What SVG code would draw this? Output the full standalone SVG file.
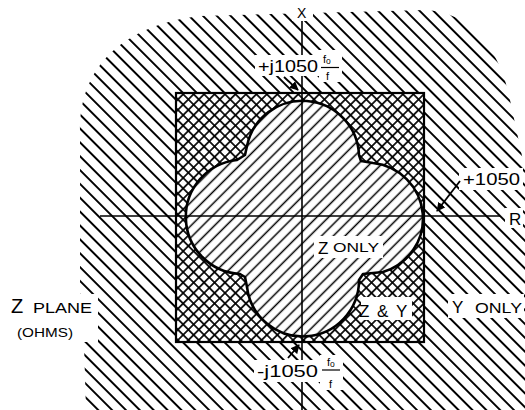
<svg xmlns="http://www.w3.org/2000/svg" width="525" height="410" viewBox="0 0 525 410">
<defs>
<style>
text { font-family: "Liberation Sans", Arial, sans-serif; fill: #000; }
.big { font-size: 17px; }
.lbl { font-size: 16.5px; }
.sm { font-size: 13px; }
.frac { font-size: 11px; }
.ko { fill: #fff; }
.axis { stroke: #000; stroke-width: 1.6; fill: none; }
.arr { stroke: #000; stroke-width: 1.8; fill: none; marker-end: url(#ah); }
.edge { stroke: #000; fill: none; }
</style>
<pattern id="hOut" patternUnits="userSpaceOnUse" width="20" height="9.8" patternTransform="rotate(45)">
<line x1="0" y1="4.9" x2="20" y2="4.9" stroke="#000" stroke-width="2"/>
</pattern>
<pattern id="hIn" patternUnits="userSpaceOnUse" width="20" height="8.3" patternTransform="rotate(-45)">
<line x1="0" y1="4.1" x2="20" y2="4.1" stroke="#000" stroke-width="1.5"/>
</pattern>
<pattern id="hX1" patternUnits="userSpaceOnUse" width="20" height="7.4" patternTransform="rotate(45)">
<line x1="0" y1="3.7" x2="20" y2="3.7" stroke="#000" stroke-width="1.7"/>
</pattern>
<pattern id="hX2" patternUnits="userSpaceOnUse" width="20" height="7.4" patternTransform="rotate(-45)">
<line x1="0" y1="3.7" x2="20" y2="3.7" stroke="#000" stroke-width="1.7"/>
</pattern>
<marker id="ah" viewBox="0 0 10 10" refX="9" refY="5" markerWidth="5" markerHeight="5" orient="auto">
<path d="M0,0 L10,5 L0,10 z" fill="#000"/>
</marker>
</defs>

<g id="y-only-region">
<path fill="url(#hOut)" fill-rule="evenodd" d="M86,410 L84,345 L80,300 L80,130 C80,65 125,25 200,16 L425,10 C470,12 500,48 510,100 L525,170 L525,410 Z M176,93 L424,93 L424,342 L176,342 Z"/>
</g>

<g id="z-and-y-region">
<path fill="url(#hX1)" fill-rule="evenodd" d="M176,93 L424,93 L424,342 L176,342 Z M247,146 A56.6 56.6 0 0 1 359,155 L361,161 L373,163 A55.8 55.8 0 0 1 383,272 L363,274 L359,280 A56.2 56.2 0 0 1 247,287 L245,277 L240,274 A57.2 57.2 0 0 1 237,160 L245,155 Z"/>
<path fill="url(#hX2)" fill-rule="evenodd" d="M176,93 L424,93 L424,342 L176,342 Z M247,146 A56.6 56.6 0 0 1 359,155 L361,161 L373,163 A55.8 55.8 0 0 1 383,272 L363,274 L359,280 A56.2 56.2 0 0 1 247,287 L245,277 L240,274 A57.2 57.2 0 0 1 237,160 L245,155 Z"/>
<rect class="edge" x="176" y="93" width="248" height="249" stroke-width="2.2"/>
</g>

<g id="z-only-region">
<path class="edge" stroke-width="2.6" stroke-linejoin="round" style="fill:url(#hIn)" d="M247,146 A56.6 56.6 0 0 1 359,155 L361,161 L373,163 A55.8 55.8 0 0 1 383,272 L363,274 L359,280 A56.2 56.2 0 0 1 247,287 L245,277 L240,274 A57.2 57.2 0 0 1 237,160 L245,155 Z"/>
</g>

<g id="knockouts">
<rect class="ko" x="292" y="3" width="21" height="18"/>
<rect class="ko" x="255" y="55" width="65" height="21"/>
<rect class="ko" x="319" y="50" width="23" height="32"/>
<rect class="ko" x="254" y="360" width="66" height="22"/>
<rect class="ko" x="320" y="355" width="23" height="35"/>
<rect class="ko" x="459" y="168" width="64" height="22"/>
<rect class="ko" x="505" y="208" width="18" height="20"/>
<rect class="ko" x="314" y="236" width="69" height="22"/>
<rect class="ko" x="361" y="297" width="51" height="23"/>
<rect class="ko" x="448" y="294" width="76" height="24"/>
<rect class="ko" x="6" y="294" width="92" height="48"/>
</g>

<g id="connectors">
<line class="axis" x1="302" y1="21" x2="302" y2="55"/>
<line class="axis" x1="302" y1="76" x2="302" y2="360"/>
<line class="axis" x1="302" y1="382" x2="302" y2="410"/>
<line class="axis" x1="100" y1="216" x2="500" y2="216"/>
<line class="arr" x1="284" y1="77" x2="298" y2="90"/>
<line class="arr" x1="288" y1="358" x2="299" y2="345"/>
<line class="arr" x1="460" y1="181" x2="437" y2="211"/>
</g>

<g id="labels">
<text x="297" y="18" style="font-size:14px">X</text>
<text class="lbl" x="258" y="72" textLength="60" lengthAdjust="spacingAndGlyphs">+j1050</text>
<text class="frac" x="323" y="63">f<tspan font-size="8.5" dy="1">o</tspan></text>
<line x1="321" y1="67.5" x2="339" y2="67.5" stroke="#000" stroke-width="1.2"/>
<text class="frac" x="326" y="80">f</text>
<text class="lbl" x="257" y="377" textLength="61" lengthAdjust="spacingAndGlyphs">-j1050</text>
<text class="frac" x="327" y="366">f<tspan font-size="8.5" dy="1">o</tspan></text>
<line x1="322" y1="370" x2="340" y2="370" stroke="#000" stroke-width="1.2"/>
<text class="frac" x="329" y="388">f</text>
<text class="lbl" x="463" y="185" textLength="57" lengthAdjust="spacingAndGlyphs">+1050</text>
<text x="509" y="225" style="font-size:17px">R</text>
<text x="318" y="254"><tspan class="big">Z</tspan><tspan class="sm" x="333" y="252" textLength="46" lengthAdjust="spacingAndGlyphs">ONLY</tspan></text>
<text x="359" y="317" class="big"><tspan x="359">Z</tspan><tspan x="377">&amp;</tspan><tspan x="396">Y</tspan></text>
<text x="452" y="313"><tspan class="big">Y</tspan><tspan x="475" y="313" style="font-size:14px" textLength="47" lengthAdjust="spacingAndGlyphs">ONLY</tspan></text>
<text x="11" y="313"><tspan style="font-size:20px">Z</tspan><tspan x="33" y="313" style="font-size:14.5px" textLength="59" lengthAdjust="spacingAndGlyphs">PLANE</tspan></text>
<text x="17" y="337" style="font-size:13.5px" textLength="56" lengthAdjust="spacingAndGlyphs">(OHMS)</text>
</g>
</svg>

----

Quote every line word for word and keep the images out of the copy.

What SVG code would draw this? Output the full standalone SVG file.
<svg xmlns="http://www.w3.org/2000/svg" width="525" height="410" viewBox="0 0 525 410">
<defs>
<style>
text { font-family: "Liberation Sans", Arial, sans-serif; fill: #000; }
.big { font-size: 17px; }
.lbl { font-size: 16.5px; }
.sm { font-size: 13px; }
.frac { font-size: 11px; }
.ko { fill: #fff; }
.axis { stroke: #000; stroke-width: 1.6; fill: none; }
.arr { stroke: #000; stroke-width: 1.8; fill: none; marker-end: url(#ah); }
.edge { stroke: #000; fill: none; }
</style>
<pattern id="hOut" patternUnits="userSpaceOnUse" width="20" height="9.8" patternTransform="rotate(45)">
<line x1="0" y1="4.9" x2="20" y2="4.9" stroke="#000" stroke-width="2"/>
</pattern>
<pattern id="hIn" patternUnits="userSpaceOnUse" width="20" height="8.3" patternTransform="rotate(-45)">
<line x1="0" y1="4.1" x2="20" y2="4.1" stroke="#000" stroke-width="1.5"/>
</pattern>
<pattern id="hX1" patternUnits="userSpaceOnUse" width="20" height="7.4" patternTransform="rotate(45)">
<line x1="0" y1="3.7" x2="20" y2="3.7" stroke="#000" stroke-width="1.7"/>
</pattern>
<pattern id="hX2" patternUnits="userSpaceOnUse" width="20" height="7.4" patternTransform="rotate(-45)">
<line x1="0" y1="3.7" x2="20" y2="3.7" stroke="#000" stroke-width="1.7"/>
</pattern>
<marker id="ah" viewBox="0 0 10 10" refX="9" refY="5" markerWidth="5" markerHeight="5" orient="auto">
<path d="M0,0 L10,5 L0,10 z" fill="#000"/>
</marker>
</defs>

<g id="y-only-region">
<path fill="url(#hOut)" fill-rule="evenodd" d="M86,410 L84,345 L80,300 L80,130 C80,65 125,25 200,16 L425,10 C470,12 500,48 510,100 L525,170 L525,410 Z M176,93 L424,93 L424,342 L176,342 Z"/>
</g>

<g id="z-and-y-region">
<path fill="url(#hX1)" fill-rule="evenodd" d="M176,93 L424,93 L424,342 L176,342 Z M247,146 A56.6 56.6 0 0 1 359,155 L361,161 L373,163 A55.8 55.8 0 0 1 383,272 L363,274 L359,280 A56.2 56.2 0 0 1 247,287 L245,277 L240,274 A57.2 57.2 0 0 1 237,160 L245,155 Z"/>
<path fill="url(#hX2)" fill-rule="evenodd" d="M176,93 L424,93 L424,342 L176,342 Z M247,146 A56.6 56.6 0 0 1 359,155 L361,161 L373,163 A55.8 55.8 0 0 1 383,272 L363,274 L359,280 A56.2 56.2 0 0 1 247,287 L245,277 L240,274 A57.2 57.2 0 0 1 237,160 L245,155 Z"/>
<rect class="edge" x="176" y="93" width="248" height="249" stroke-width="2.2"/>
</g>

<g id="z-only-region">
<path class="edge" stroke-width="2.6" stroke-linejoin="round" style="fill:url(#hIn)" d="M247,146 A56.6 56.6 0 0 1 359,155 L361,161 L373,163 A55.8 55.8 0 0 1 383,272 L363,274 L359,280 A56.2 56.2 0 0 1 247,287 L245,277 L240,274 A57.2 57.2 0 0 1 237,160 L245,155 Z"/>
</g>

<g id="knockouts">
<rect class="ko" x="292" y="3" width="21" height="18"/>
<rect class="ko" x="255" y="55" width="65" height="21"/>
<rect class="ko" x="319" y="50" width="23" height="32"/>
<rect class="ko" x="254" y="360" width="66" height="22"/>
<rect class="ko" x="320" y="355" width="23" height="35"/>
<rect class="ko" x="459" y="168" width="64" height="22"/>
<rect class="ko" x="505" y="208" width="18" height="20"/>
<rect class="ko" x="314" y="236" width="69" height="22"/>
<rect class="ko" x="361" y="297" width="51" height="23"/>
<rect class="ko" x="448" y="294" width="76" height="24"/>
<rect class="ko" x="6" y="294" width="92" height="48"/>
</g>

<g id="connectors">
<line class="axis" x1="302" y1="21" x2="302" y2="55"/>
<line class="axis" x1="302" y1="76" x2="302" y2="360"/>
<line class="axis" x1="302" y1="382" x2="302" y2="410"/>
<line class="axis" x1="100" y1="216" x2="500" y2="216"/>
<line class="arr" x1="284" y1="77" x2="298" y2="90"/>
<line class="arr" x1="288" y1="358" x2="299" y2="345"/>
<line class="arr" x1="460" y1="181" x2="437" y2="211"/>
</g>

<g id="labels">
<text x="297" y="18" style="font-size:14px">X</text>
<text class="lbl" x="258" y="72" textLength="60" lengthAdjust="spacingAndGlyphs">+j1050</text>
<text class="frac" x="323" y="63">f<tspan font-size="8.5" dy="1">o</tspan></text>
<line x1="321" y1="67.5" x2="339" y2="67.5" stroke="#000" stroke-width="1.2"/>
<text class="frac" x="326" y="80">f</text>
<text class="lbl" x="257" y="377" textLength="61" lengthAdjust="spacingAndGlyphs">-j1050</text>
<text class="frac" x="327" y="366">f<tspan font-size="8.5" dy="1">o</tspan></text>
<line x1="322" y1="370" x2="340" y2="370" stroke="#000" stroke-width="1.2"/>
<text class="frac" x="329" y="388">f</text>
<text class="lbl" x="463" y="185" textLength="57" lengthAdjust="spacingAndGlyphs">+1050</text>
<text x="509" y="225" style="font-size:17px">R</text>
<text x="318" y="254"><tspan class="big">Z</tspan><tspan class="sm" x="333" y="252" textLength="46" lengthAdjust="spacingAndGlyphs">ONLY</tspan></text>
<text x="359" y="317" class="big"><tspan x="359">Z</tspan><tspan x="377">&amp;</tspan><tspan x="396">Y</tspan></text>
<text x="452" y="313"><tspan class="big">Y</tspan><tspan x="475" y="313" style="font-size:14px" textLength="47" lengthAdjust="spacingAndGlyphs">ONLY</tspan></text>
<text x="11" y="313"><tspan style="font-size:20px">Z</tspan><tspan x="33" y="313" style="font-size:14.5px" textLength="59" lengthAdjust="spacingAndGlyphs">PLANE</tspan></text>
<text x="17" y="337" style="font-size:13.5px" textLength="56" lengthAdjust="spacingAndGlyphs">(OHMS)</text>
</g>
</svg>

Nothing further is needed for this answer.